An article in yesterday’s Financial Times, entitled “’150 people’ will control UK funds”, underscores what has been common knowledge for some time – that the investment consulting industry has become increasingly concentrated. Buying larger brands of consultants is considered the “safe” option. However, the result is that pension funds are being invested in fewer and fewer larger asset managers or fund platforms, and the trade-off is poor advice.
This highlights one of the most common mistakes made by pension fund trustees – signing up for big brand advice results in, by definition, entirely unoriginal solutions.
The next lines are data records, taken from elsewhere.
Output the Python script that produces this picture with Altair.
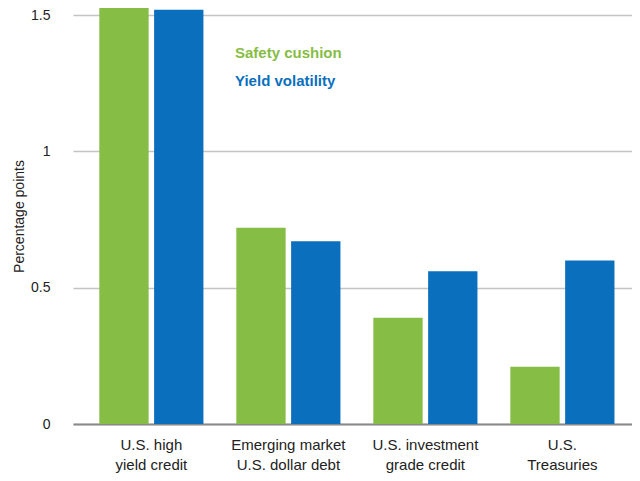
import altair as alt
import pandas as pd

categories = ["U.S. high\nyield credit", "Emerging market\nU.S. dollar debt",
              "U.S. investment\ngrade credit", "U.S.\nTreasuries"]
series = ["Safety cushion", "Yield volatility"]
safety_cushion = [1.60, 0.72, 0.39, 0.21]
yield_volatility = [1.52, 0.67, 0.56, 0.60]
colors = ["#86bd45", "#0a6fbd"]

rows = []
for c, a, b in zip(categories, safety_cushion, yield_volatility):
    rows.append({"category": c, "series": series[0], "value": a})
    rows.append({"category": c, "series": series[1], "value": b})
df = pd.DataFrame(rows)

font = "Liberation Sans"

chart = alt.Chart(df).mark_bar(clip=True).encode(
    x=alt.X("category:N", sort=categories, title=None,
            scale=alt.Scale(paddingInner=0.24, paddingOuter=0.16, align=0.6),
            axis=alt.Axis(labelAngle=0, labelExpr="split(datum.value, '\\n')",
                          labelFont=font, labelFontSize=15, labelColor="#222",
                          labelLineHeight=20, labelPadding=13, ticks=False,
                          domainColor="#8a8a8a", domainWidth=2)),
    xOffset=alt.XOffset("series:N", sort=series,
                        scale=alt.Scale(paddingInner=0.1, paddingOuter=0)),
    y=alt.Y("value:Q", title="Percentage points",
            scale=alt.Scale(domain=[0, 1.526], nice=False, zero=True),
            axis=alt.Axis(values=[0, 0.5, 1, 1.5], labelExpr="datum.value == 0 ? '0' : format(datum.value, '')",
                          labelFont=font, labelFontSize=14, labelColor="#222",
                          labelPadding=23, ticks=False, domain=False,
                          gridColor="#c4c4c4", gridWidth=1.5,
                          titleFont=font, titleFontSize=14, titleFontWeight="normal",
                          titleColor="#222", titlePadding=4)),
    color=alt.Color("series:N", sort=series,
                    scale=alt.Scale(domain=series, range=colors),
                    legend=alt.Legend(orient="none", legendX=147, legendY=37, title=None,
                                      symbolSize=0, symbolOpacity=0, symbolStrokeWidth=0,
                                      labelOffset=0, padding=0, rowPadding=12,
                                      labelFont=font, labelFontSize=15, labelFontWeight="bold",
                                      labelColor={"expr": "datum.value === 'Safety cushion' ? '#86bd45' : '#0a6fbd'"})),
).properties(
    width=559, height=416,
    autosize=alt.AutoSizeParams(type="none"),
    padding={"left": 65, "top": 0, "right": 0, "bottom": 57},
).configure_view(stroke=None)

chart.save("out.html", embed_options={"renderer": "svg", "actions": False})
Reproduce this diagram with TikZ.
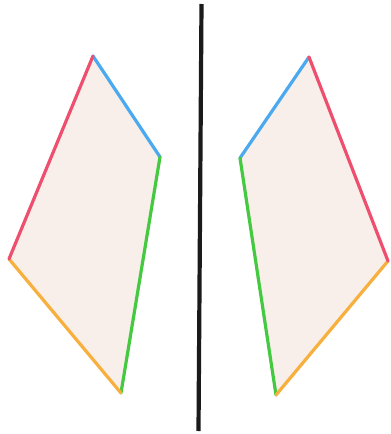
\documentclass[tikz,border=0pt]{standalone}
\definecolor{ered}{HTML}{EE4F6E}
\definecolor{eblue}{HTML}{4BA9EF}
\definecolor{egreen}{HTML}{45C940}
\definecolor{eorange}{HTML}{F7B03E}
\definecolor{efill}{HTML}{F8EEEA}
\definecolor{eblack}{HTML}{1A1A1A}
\tikzset{edge/.style={line width=3.2pt,line cap=round},
  face/.style={fill=efill,draw=none}}
\begin{document}
\begin{tikzpicture}[x=1pt,y=-1pt]
\useasboundingbox (0,0) rectangle (391,434);
% left quadrilateral
\coordinate (LT) at (93,56);
\coordinate (LR) at (160,157);
\coordinate (LB) at (121,393);
\coordinate (LL) at (9,259);
% right quadrilateral
\coordinate (RT) at (309,57);
\coordinate (RL) at (240,158);
\coordinate (RB) at (276,395);
\coordinate (RR) at (388,261);
% mirror line
\coordinate (MT) at (201.5,4);
\coordinate (MB) at (198.5,431);
\fill[face] (LT) -- (LR) -- (LB) -- (LL) -- cycle;
\fill[face] (RT) -- (RL) -- (RB) -- (RR) -- cycle;
\draw[edge,eblue] (LT) -- (LR);
\draw[edge,egreen] (LR) -- (LB);
\draw[edge,eorange] (LB) -- (LL);
\draw[edge,ered] (LL) -- (LT);
\draw[edge,eblue] (RT) -- (RL);
\draw[edge,egreen] (RL) -- (RB);
\draw[edge,eorange] (RB) -- (RR);
\draw[edge,ered] (RR) -- (RT);
\draw[eblack,line width=4.2pt] (MT) -- (MB);
\end{tikzpicture}
\end{document}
While many trustees readily accept that “following the herd” is sub-optimal, behaviour would suggest that beliefs and actions are a world apart.
We have, for some time, said that it is difficult, if not impossible, for only a handful of large consultant “gatekeepers” to dispense creative, forward-thinking advice to their hundreds, if not thousands, of clients. By definition, large consultancies can only access a small number of mega funds on an industrial scale. There is no benefit in spending time researching smaller, niche strategies, as flooding those managers with new money would destroy the essence of their competitive advantage – being small and niche. Instead, they are hamstrung into investing in fund managers that can provide significant capacity for their clients. This constraint, by its very nature, deprives their clients the opportunity to invest in less-crowded strategies where real alpha can be generated.
It is an inconvenient truth for the investment consulting industry that size is the enemy of performance. While most trustees will be swayed by promises of economies of scale and lower costs, this provides an even bigger opportunity to those trustees who choose to move away from the herd.